Il n’est pas davantage le fait de l’imbrication de la petite histoire dans la grande, comme en souffre un mastodonte tel que le Docteur Jivago ; dans ce dernier, les personnages sont sacrifiés et préfère les évènements d’ampleur qui colorent leur romance.

En revanche, la partition d’Autant en emporte le vent compte sur la faculté de Scarlett à battre le rythme. Une dépendance presque toxique nous lie à elle, le scénario en a besoin, tout comme notre désir d’assister à ses frasques. Aurions-nous pu prévoir, au vu des ambitions gargantuesques du film, à se retrouver si longtemps devant un cadre resserré sur le visage d’une actrice – loin d’être une star à cette époque ?

L’indétrônable Madame Leigh

Durant trois ans, David Selznick n’aura eu de cesse de dire non aux plus grandes de Hollywood, obsédé à l’idée de dénicher la peste rare.
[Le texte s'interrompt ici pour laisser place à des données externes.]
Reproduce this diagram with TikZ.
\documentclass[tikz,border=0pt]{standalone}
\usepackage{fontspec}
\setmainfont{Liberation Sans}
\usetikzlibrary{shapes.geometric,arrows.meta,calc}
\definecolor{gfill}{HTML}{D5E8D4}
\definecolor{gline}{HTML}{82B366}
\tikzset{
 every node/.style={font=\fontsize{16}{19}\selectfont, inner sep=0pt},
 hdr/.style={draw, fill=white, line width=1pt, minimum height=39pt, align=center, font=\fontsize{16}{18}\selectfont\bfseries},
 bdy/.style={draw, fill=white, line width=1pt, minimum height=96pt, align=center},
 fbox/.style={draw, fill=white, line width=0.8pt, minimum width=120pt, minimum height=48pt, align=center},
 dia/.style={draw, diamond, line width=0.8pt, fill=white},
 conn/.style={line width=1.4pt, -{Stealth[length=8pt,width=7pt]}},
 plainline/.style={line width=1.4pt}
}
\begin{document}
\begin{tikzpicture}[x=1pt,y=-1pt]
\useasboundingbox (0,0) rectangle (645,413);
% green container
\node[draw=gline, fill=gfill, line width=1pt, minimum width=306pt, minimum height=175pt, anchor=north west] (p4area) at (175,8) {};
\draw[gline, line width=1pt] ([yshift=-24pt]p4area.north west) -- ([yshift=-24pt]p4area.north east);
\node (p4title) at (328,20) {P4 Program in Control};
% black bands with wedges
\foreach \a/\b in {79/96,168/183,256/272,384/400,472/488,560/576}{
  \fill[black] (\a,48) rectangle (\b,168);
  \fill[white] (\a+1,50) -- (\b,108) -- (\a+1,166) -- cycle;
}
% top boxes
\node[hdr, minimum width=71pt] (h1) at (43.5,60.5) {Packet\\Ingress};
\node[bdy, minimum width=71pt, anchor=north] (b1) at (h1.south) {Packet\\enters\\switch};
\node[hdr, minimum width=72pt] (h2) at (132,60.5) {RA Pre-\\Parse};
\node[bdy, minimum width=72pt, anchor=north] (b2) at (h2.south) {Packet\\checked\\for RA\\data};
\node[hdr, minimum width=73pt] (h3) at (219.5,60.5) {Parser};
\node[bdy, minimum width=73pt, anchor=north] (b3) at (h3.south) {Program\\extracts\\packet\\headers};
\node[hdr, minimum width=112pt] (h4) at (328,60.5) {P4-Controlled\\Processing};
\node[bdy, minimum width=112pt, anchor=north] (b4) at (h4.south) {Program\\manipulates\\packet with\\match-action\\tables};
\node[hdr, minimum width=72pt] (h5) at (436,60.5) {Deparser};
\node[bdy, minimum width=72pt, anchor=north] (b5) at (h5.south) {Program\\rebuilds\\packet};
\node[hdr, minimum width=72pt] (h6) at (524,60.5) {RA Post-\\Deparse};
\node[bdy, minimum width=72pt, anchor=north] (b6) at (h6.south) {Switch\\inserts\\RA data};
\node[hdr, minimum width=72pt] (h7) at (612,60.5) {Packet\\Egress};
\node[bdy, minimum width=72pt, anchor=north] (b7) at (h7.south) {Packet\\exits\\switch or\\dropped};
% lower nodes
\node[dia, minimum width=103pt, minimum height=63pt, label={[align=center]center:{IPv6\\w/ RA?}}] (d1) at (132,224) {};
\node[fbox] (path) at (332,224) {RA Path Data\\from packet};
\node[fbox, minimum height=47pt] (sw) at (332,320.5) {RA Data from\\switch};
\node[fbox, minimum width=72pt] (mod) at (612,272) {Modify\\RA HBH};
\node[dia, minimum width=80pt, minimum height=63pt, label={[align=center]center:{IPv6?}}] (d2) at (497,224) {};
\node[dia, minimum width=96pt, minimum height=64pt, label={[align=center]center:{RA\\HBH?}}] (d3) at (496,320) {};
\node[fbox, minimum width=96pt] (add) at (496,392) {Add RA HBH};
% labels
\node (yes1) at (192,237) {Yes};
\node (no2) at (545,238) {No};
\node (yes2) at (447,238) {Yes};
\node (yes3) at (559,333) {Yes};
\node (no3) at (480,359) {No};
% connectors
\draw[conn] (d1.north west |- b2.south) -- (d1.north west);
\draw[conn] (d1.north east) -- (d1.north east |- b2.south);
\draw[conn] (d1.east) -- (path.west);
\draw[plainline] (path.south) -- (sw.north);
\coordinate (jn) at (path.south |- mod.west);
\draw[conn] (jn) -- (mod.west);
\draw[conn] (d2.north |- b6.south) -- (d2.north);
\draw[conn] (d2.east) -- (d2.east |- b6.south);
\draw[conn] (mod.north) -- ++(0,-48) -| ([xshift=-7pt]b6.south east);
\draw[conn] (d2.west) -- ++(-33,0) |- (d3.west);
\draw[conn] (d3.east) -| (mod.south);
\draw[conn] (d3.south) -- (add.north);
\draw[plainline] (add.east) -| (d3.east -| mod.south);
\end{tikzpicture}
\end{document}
Le choix définitif d’une britannique au jeu si marqué, voire exagéré, n’épousait pas l’évidence. Mais pour incarner un personnage de cette puissance, une interprétation expressionniste et saisissant à bras-le-corps toutes les émotions violentes qui la traversent se révèle être une audace fort bien payée.

Certains partisans de compositions sobres ou d’actor studio connaissent une sensation déplaisante, lorsqu’ils restent à la surface de cette proposition artistique. Or il n’y a guère d’intérêt à viser un réalisme cru dans une grande histoire de feu et d’amour vache, et si Scarlett O’Hara est un grand personnage, elle n’est pas une personne, sinon le cadre serait trop large pour elle. Les essais vidéo avec diverses actrices ne manquent pas, et il est inimaginable de projeter sur tout le film la prestation plus terre-à-terre d’une sympathique Paulette Goddard. Vivien Leigh a adopté, peut-être sans s’en rendre compte, une réponse radicale au fardeau sisyphéen d’un tel projet. L’interprétation est aussi grande que le personnage, tout comme la cruauté de ce dernier n’a d’égale que sa bravoure – si l’on peut nommer ainsi ce savant mélange d’entêtement, d’égoïsme, de calculs et de résignation. Scarlett commet grâce, ou à cause de lui, nombre d’actes révélateurs d’une vraie grandeur d’âme.

Scarlett a une présence écrasante sur l’entièreté du film. Anecdote équivoque, nul interprète n’a dû jouer aussi longtemps son rôle pour décrocher un Oscar. Et le plus souvent, c’est son visage félin qu’on offre à tous les angles de l’objectif, pour qu’elle y exprime des méchancetés.

L’inaliénable et fausse lady O’Hara

S’il y a omniprésence de ses nombreux faciès caricaturaux, leur effacement rejaillit d’autant plus : quand le visage de Scarlett cède face à l’obscurité, son feu intime s’évanouit et il ne lui reste qu’à endurer. Et il n’y a peut-être pas plus belle idée de cinéma qu’un plan de l’abominable Scarlett O’Hara, crevant d’hypothermie sous un pont pourri et tenant fermement un cheval qui traîne une malade, une domestique et un nourrisson, alors que des ennemis galopent au-dessus de leur tête.

Le travail des ombres portées est saisissant, il divise la personne de Scarlett. Celui de l’église lorsqu’elle fait sa prière, projection mécanique de ce qu’elle renvoie dans une société mourante, à l’identique de Mélanie, souligne que ses réels soucis sont ailleurs. L’hypocrite Scarlett s’amuse des conventions, rie des hommes qui lui font la cour, joue le jeu des manipulations. On est loin de l’ersatz de son propre rêve qu’incarne Ashley. Dans son rôle, Leslie Howard est maquillé dans un premier temps pour masquer son âge absolument faux-raccord. Mais les masques tombent et les rides apparaissent :

La révélation est là : Scarlett et Ashley ne s’aiment pas. L’héroïne Scarlett parodiait tout un monde pour lequel elle n’a, tout compte fait, peut-être jamais eu de grandes attaches. et seule Tara a survécu.